Paper co-author Ian Young, a UC Berkeley Ph.D., started a group at Intel eight years ago, along with Manipatruni and Dmitri Nikonov, to investigate alternatives to transistors, and five years ago they began focusing on multiferroics and spin-orbit materials, so-called “topological” materials with unique quantum properties.

“Our analysis brought us to this type of material, magneto-electrics, and all roads led to Ramesh,” said Manipatruni.

Multiferroics and spin-orbit materials

Multiferroics are materials whose atoms exhibit more than one “collective state.” In ferromagnets, for example, the magnetic moments of all the iron atoms in the material are aligned to generate a permanent magnet. In ferroelectric materials, on the other hand, the positive and negative charges of atoms are offset, creating electric dipoles that align throughout the material and create a permanent electric moment.

MESO is based on a multiferroic material consisting of bismuth, iron and oxygen (BiFeO3) that is both magnetic and ferroelectric. Its key advantage, Ramesh said, is that these two states – magnetic and ferroelectric – are linked or coupled, so that changing one affects the other. By manipulating the electric field, you can change the magnetic state, which is critical to MESO.

The key breakthrough came with the rapid development of topological materials with spin-orbit effect, which allow for the state of the multiferroic to be read out efficiently. In MESO devices, an electric field alters or flips the dipole electric field throughout the material, which alters or flips the electron spins that generate the magnetic field. This capability comes from spin-orbit coupling, a quantum effect in materials, which produces a current determined by electron spin direction.
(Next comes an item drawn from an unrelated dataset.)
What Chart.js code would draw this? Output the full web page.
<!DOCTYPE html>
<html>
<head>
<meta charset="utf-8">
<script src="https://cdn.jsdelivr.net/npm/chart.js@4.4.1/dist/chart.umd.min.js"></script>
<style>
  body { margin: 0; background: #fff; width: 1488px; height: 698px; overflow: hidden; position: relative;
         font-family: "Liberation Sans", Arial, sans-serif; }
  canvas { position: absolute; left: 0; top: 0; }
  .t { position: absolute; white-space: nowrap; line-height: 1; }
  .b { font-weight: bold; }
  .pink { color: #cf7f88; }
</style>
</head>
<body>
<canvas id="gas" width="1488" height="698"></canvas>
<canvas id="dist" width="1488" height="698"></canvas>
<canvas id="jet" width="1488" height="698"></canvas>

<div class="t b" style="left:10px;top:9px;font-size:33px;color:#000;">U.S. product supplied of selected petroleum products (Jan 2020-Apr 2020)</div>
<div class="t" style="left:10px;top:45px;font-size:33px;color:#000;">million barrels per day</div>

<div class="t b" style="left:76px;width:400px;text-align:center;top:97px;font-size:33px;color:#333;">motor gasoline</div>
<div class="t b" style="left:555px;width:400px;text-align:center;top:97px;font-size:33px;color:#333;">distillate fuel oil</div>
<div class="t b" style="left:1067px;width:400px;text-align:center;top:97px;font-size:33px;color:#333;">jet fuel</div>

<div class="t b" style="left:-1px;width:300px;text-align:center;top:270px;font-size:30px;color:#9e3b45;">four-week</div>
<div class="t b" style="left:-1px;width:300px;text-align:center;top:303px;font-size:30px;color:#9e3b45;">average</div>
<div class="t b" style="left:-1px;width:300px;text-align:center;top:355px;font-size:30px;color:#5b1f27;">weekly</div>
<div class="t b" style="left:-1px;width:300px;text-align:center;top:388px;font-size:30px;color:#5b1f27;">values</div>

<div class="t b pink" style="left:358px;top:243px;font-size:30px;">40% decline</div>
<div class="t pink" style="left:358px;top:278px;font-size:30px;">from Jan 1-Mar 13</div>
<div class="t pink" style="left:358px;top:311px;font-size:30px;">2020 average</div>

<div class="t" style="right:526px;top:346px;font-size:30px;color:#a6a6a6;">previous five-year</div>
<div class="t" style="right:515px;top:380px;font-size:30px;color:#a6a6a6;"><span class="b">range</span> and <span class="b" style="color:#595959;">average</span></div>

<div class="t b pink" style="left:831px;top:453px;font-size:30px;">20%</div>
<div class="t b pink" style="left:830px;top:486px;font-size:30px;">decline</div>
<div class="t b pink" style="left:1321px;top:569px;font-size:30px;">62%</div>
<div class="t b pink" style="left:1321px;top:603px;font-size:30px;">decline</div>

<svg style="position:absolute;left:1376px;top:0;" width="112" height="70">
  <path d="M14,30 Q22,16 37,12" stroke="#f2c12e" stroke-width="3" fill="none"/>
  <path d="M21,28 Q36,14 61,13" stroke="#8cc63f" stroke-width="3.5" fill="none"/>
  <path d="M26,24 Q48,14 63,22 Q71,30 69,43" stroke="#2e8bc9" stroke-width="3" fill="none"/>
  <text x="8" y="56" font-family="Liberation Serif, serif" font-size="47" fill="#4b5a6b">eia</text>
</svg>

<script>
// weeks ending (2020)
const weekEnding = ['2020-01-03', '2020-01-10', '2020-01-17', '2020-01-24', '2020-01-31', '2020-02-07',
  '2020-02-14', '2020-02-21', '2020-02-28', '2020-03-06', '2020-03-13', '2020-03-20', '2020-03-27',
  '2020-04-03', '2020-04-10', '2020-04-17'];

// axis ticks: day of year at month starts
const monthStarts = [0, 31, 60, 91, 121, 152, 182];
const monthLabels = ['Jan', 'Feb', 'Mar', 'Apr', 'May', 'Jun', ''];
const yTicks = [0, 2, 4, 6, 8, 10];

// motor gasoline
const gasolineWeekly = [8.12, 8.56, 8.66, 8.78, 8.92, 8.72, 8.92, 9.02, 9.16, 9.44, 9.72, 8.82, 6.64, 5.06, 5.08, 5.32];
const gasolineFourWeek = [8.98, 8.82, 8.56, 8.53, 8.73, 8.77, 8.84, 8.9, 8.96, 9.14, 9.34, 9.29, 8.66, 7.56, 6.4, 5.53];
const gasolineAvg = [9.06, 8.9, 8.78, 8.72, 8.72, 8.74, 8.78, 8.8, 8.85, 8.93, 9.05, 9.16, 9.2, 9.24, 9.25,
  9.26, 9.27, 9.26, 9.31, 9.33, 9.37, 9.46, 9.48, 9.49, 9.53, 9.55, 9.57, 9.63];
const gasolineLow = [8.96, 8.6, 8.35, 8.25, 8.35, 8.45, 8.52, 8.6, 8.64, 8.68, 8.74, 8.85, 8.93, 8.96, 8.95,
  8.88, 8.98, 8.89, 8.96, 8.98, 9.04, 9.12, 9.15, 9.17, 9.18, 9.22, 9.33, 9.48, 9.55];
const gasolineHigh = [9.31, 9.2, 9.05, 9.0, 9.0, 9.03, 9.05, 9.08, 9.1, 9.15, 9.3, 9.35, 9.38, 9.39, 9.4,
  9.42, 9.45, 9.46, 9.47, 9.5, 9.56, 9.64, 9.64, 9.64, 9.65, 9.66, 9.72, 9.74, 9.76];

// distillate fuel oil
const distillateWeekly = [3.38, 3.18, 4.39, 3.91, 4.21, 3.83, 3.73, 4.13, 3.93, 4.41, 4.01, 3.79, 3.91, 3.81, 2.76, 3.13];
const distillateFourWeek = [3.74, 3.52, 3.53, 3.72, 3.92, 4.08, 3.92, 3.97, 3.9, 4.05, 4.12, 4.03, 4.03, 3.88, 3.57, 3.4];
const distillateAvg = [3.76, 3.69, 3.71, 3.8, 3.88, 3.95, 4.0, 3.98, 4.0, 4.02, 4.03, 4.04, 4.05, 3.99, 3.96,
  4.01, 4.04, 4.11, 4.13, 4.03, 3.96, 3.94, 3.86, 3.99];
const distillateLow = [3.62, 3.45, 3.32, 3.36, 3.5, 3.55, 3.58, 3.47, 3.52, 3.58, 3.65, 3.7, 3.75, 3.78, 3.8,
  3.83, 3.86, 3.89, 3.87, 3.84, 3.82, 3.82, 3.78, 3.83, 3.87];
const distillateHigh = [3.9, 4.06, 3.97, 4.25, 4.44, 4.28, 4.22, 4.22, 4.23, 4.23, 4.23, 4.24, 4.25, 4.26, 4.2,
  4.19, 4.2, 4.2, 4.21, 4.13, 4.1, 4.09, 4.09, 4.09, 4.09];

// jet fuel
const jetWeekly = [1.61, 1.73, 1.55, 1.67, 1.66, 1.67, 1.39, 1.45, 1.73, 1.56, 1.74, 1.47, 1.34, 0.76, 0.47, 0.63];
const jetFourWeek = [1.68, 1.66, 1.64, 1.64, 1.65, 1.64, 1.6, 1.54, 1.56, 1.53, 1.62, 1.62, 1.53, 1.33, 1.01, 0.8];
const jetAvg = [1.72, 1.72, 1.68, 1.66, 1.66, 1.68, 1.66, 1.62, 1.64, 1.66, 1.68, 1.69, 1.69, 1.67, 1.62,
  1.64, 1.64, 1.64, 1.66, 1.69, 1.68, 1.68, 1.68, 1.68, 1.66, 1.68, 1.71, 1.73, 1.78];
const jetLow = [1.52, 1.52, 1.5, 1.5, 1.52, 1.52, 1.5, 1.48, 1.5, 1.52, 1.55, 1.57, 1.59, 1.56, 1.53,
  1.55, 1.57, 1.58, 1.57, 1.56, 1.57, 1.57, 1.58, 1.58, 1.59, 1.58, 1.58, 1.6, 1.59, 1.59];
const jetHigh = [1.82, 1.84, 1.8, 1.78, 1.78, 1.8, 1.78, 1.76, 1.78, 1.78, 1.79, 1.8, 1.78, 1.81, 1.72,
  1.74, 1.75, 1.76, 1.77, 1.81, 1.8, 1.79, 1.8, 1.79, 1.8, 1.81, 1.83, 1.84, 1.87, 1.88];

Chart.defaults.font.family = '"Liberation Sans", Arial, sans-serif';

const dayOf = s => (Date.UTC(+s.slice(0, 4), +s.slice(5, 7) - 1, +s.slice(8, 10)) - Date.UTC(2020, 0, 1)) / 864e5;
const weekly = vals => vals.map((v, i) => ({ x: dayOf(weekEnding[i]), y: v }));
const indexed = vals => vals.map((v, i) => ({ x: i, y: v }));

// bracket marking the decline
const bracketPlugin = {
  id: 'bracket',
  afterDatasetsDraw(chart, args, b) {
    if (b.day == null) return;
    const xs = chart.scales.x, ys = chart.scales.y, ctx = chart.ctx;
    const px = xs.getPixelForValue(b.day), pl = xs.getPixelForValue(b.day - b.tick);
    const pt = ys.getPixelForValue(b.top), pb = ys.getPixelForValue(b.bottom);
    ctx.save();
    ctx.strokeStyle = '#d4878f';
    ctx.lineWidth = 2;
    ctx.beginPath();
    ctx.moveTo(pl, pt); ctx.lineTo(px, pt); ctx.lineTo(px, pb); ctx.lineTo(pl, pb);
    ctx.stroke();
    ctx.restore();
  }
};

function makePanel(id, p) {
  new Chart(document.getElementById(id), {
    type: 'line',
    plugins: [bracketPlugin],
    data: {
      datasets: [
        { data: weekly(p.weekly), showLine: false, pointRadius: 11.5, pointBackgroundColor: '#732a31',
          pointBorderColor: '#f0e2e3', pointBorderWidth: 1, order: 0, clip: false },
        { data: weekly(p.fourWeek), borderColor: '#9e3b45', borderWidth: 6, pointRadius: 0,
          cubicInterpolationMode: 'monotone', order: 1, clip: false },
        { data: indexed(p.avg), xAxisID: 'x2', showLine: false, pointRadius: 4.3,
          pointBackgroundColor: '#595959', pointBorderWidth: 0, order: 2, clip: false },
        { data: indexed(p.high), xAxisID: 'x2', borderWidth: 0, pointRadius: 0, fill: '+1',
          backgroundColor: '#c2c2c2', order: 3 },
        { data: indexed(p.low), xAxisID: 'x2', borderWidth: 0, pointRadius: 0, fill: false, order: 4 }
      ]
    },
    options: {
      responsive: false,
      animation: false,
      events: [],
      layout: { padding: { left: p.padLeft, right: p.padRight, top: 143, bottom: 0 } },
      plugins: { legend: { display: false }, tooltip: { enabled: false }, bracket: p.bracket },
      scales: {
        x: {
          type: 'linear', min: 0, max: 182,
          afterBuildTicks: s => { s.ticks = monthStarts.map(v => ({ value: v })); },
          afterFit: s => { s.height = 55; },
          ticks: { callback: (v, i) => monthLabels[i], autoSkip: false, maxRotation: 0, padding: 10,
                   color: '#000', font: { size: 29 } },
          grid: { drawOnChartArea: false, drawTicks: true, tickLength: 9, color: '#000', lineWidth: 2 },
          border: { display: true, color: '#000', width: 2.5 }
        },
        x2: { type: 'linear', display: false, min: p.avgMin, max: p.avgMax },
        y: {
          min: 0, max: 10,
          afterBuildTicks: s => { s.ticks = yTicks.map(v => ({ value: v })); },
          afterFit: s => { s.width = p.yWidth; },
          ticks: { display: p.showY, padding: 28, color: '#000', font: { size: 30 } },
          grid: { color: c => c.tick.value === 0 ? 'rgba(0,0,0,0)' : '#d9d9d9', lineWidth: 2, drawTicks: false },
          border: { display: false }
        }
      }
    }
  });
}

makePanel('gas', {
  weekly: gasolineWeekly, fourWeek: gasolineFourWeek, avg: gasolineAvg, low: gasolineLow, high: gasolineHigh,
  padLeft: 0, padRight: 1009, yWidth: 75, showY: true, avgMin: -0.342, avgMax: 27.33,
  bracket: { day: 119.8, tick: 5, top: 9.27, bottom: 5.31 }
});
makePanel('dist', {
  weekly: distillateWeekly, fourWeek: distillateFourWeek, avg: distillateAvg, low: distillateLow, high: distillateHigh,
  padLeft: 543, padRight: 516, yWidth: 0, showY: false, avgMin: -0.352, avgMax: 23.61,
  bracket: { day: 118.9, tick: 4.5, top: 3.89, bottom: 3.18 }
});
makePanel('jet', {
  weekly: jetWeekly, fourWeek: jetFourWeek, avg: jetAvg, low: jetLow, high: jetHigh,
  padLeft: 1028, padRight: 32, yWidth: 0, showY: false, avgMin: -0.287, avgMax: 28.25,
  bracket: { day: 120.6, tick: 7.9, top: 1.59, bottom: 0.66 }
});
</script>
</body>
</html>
In another paper that appeared earlier this month in Science Advances, UC Berkeley and Intel experimentally demonstrated voltage-controlled magnetic switching using the magneto-electric material bismuth-iron-oxide (BiFeO3), a key requirement for MESO.

“We are looking for revolutionary and not evolutionary approaches for computing in the beyond-CMOS era,” Young said. “MESO is built around low-voltage interconnects and low-voltage magneto-electrics, and brings innovation in quantum materials to computing.”